R3-Avatar: Record and Retrieve Temporal Codebook for Reconstructing Photorealistic Human Avatars
Yifan Zhan, Wangze Xu, Qingtian Zhu, Muyao Niu, Mingze Ma, Yifei Liu, Zhihang Zhong, Xiao Sun, Yinqiang Zheng
TL;DR
R3-Avatar introduces a record-retrieve-reconstruct framework to balance high-fidelity rendering and animatability for photorealistic human avatars. It records temporal appearance variations in a timestamp-conditioned codebook via a hex-plane spatio-temporal encoder and a 4D Gaussian decoder, then retrieves timestamps for novel poses using body-part-wise pose similarity and temporal smoothing to enable smooth animation. The approach achieves state-of-the-art performance on datasets with complex clothing, outperforming both rendering-based and animatable baselines in novel-view rendering and novel-pose animation. By decoupling non-rigid appearance from rigid motion and using a retrieval-based augmentation of appearance, it enables robust generalization to unseen poses and supports integration with 3D Gaussian Splatting pipelines for immersive AR/VR applications.
Abstract
We present R3-Avatar, incorporating a temporal codebook, to overcome the inability of human avatars to be both animatable and of high-fidelity rendering quality. Existing video-based reconstruction of 3D human avatars either focuses solely on rendering, lacking animation support, or learns a pose-appearance mapping for animating, which degrades under limited training poses or complex clothing. In this paper, we adopt a "record-retrieve-reconstruct" strategy that ensures high-quality rendering from novel views while mitigating degradation in novel poses.
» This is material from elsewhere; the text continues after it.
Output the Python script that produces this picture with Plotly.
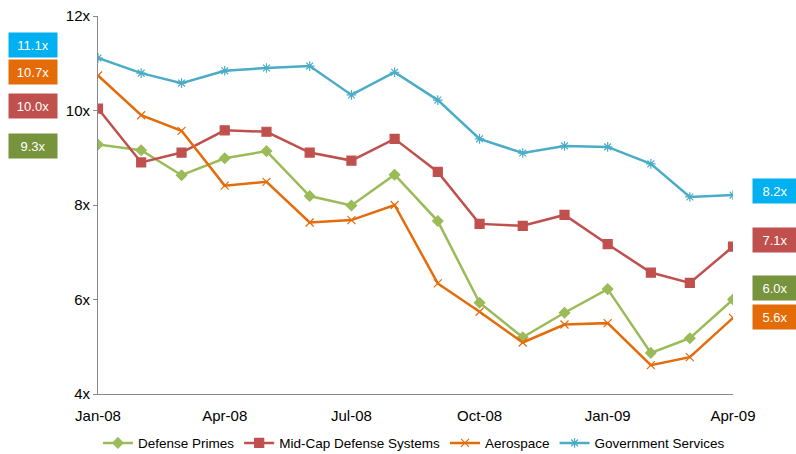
import pandas as pd
import plotly.graph_objects as go

# monthly EV/EBITDA multiples, Jan-08 .. Apr-09
months = pd.date_range("2008-01-01", "2009-04-01", freq="MS")

defense_primes = [9.28, 9.16, 8.63, 8.99, 9.14, 8.19, 7.99, 8.64,
                  7.66, 5.93, 5.20, 5.72, 6.22, 4.87, 5.18, 6.00]
mid_cap = [10.04, 8.90, 9.11, 9.58, 9.55, 9.11, 8.94, 9.40,
           8.70, 7.60, 7.56, 7.79, 7.17, 6.57, 6.35, 7.12]
aerospace = [10.74, 9.90, 9.57, 8.41, 8.49, 7.63, 7.68, 8.00,
             6.34, 5.74, 5.09, 5.47, 5.50, 4.61, 4.78, 5.61]
gov_services = [11.11, 10.79, 10.58, 10.84, 10.90, 10.94, 10.33, 10.81,
                10.22, 9.40, 9.10, 9.25, 9.23, 8.87, 8.17, 8.21]

series = [
    ("Defense Primes", defense_primes, "#9BBB59", "diamond", "#77933C"),
    ("Mid-Cap Defense Systems", mid_cap, "#C0504D", "square", "#C0504D"),
    ("Aerospace", aerospace, "#E46C0A", "x-thin-open", "#E36C09"),
    ("Government Services", gov_services, "#4BACC6", "asterisk-open", "#00B0F0"),
]

# label box positions (paper coords): start values on the left, end values on the right
left_pos = {"Government Services": 0.923, "Aerospace": 0.852,
            "Mid-Cap Defense Systems": 0.762, "Defense Primes": 0.656}
right_pos = {"Government Services": 0.537, "Mid-Cap Defense Systems": 0.407,
             "Defense Primes": 0.280, "Aerospace": 0.204}

fig = go.Figure()
annotations = []
for name, vals, color, symbol, box in series:
    fig.add_trace(go.Scatter(
        x=months, y=vals, name=name, mode="lines+markers",
        line=dict(color=color, width=2.5),
        marker=dict(symbol=symbol, size=8 if symbol != "square" else 9, color=color,
                    line=dict(color=color, width=1.2)),
    ))
    for xp, yp, v, w in [(-0.1025, left_pos[name], vals[0], 46),
                         (1.0665, right_pos[name], vals[-1], 42)]:
        annotations.append(dict(
            x=xp, y=yp, xref="paper", yref="paper", xanchor="center", yanchor="middle",
            text=f"{v:.1f}x", showarrow=False, bgcolor=box, width=w, height=22,
            font=dict(color="white", size=13, family="Liberation Sans, Arial"),
        ))

fig.update_layout(
    width=796, height=454,
    margin=dict(l=98, r=63, t=16, b=60),
    plot_bgcolor="white", paper_bgcolor="white",
    font=dict(family="Liberation Sans, Arial", size=15, color="#000"),
    showlegend=True,
    legend=dict(orientation="h", x=0.52, xanchor="center", xref="container",
                y=0.024, yanchor="middle", yref="container",
                font=dict(size=13.5), itemwidth=30, tracegroupgap=0),
    annotations=annotations,
    xaxis=dict(
        range=[months[0], months[-1]], tickformat="%b-%y", dtick="M3",
        tick0=months[0], showgrid=False, zeroline=False, automargin=False,
        showline=True, linecolor="#888", linewidth=1, ticks="", ticklabelstandoff=8,
    ),
    yaxis=dict(
        range=[4, 12], dtick=2, ticksuffix="x", showgrid=False, zeroline=False,
        automargin=False, showline=True, linecolor="#888", linewidth=1,
        ticks="outside", ticklen=4, tickcolor="#888",
    ),
)

# drop the browser's default body margin so the figure sits at the page origin
fig.write_html("out.html", config={"displayModeBar": False},
               post_script="document.body.style.margin='0';")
Specifically, disambiguating timestamps record temporal appearance variations in a codebook, ensuring high-fidelity novel-view rendering, while novel poses retrieve corresponding timestamps by matching the most similar training poses for augmented appearance. Our R3-Avatar outperforms cutting-edge video-based human avatar reconstruction, particularly in overcoming visual quality degradation in extreme scenarios with limited training human poses and complex clothing.